Video: Caps Postgame Locker Room | January 23

"It has been the case for us that the shift after a goal, and after the 19-minute mark, we give up a goal and lose some of the momentum that we had gained," laments Reirden. "That seems to be a little bit of the story of how things have gone for us."

Early in the second, the Caps regained the lead on Ovechkin's fourth goal in two games and his 37th of the season. Washington moved the puck quickly through neutral ice on a regroup, Michal Kempny feeding T.J. Oshie near the Toronto line and the latter sending Ovechkin into Leafs territory on the right side. Ovechkin wound up and beat Toronto's Frederik Andersen with a slapshot from above the right circle to make it 2-1 for the Caps at 3:51.

Both sides were able to establish some offensive zone presence over the remainder of the period, and the Leafs pulled even at 2-2 late in the frame when Nikita Zaitsev nestled a wrist shot into the top right corner of the cage from center point at 13:11.

Toronto got its first and only power play opportunity just over two minutes later when Ovechkin was sent off for crosschecking. Washington won the defensive zone draw, but missed a couple of chances to clear, and the Leafs made them pay. Auston Matthews slipped a shot through Holtby's pads to give the Leafs their first lead of the night, 3-2 at 16:19 of the second.

Toronto did what the Caps weren't able to when they had the lead; the Leafs added to it. Kadri made it 4-2 with a one-timer from the slot at 2:10 of the third, and he finished the hat trick and netted the Leafs' fourth unanswered goal at 10:15 to send the Caps into a three-goal hole.

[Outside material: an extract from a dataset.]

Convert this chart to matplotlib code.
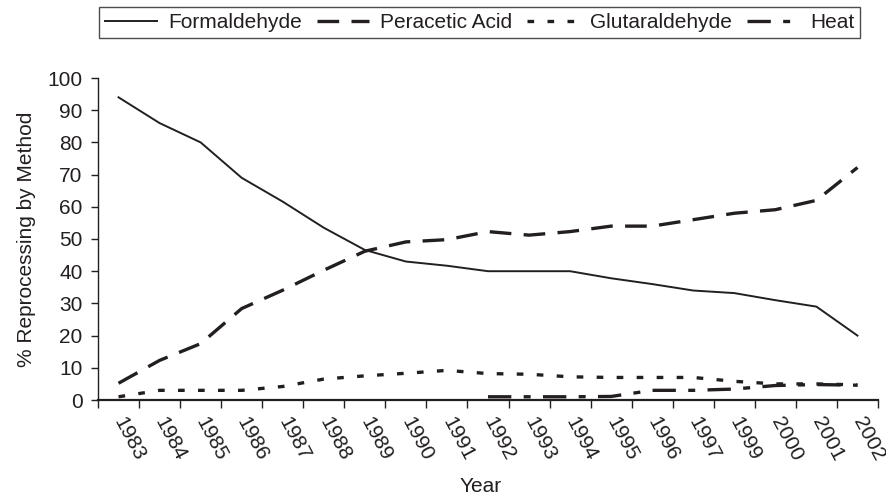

Matt Niskanen pulled the Caps to within two again with a right point drive at 17:12, but Mitch Marner's empty-netter accounted for the 6-3 final in the game's final minute.

Wednesday's game concludes the month of January for the Caps, who have the next week off before returning to action on Feb. 1 against Calgary in the opener of a six-game homestand.

"I think the break is coming at a good time for us," says Caps coach Todd Reirden. "We understand that there is a lot of work to be done when we get back, and I have a lot of confidence in our leadership group and in the group in that room that has been through adversity and have shown their true colors when push comes to shove. So that's what I expect when we get back."